Historically e-mails where only plain ASCII text. To get support for different character encodings and for attachments while still keeping compatibility to old systems the MIME standard was developed, which maps all these features back to plain ASCII text. To display a mail and to extract the attachments the mail has thus to be decoded. But unfortunatly the standard makes it possible to construct invalid MIME. Since these data can not be decoded in a clearly defined way the results differ between implementations, which again makes evasions possible:

Using multiple conflicting Content-Transfer-Encoding headers inside a mail makes it possible to hide malware from IDS/IPS or virus scanners but make it available from mail applications or web based mail (11/2014).
Mail clients behave differently when using conflicting declarations of multipart boundary inside a mail which again makes evasions possible (07/2015).

Again systems can be bypassed this way:

Yahoo! Mail virus scanning could be bypassed by using conflicting Content-Transfer-Encoding headers. The issue was reported in 10/2014 but was marked as already known problem. It was fixed some month after the report.
GMX Webmail virus scanning could be bypassed by using conflicting MIME boundaries. The issue was reported in 06/2015 and fixed shortly after the report.
AOL Mail virus scanning could be bypassed using conflicting Content-Transfer-Encoding headers (same issue as reported with Yahoo! Mail in 10/2014). The issue could not be reported because AOL did not provide any way to report security issues, even when asked. Thus it was published here in 07/2015.
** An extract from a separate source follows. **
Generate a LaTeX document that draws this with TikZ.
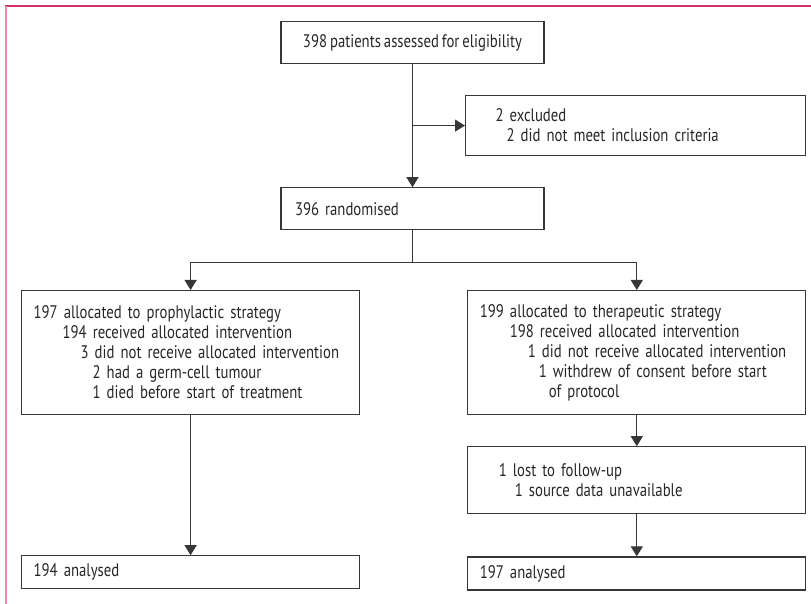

Breaking DKIM - on Purpose and by Chance

DKIM is, together with SPF and DMARC, one of the major technologies in fighting sender spoofing. Breaking DKIM - on Purpose and by Chance shows how fragile the protocol is and how easily it can by broken by an attacker to spoof mails and how easily it breaks by itself and treats non-spoofed mails as spoofed.

Five Easy Steps to Bypass Antivirus using manipulated MIME

More than 3 years after I started to publish MIME related problems and many more years after others detected similar problems the vendors of analysis systems still don't seem to be really aware of these problems. Therefore I demonstrate in this post how trivial it is to bypass the mail analysis in current antivirus products.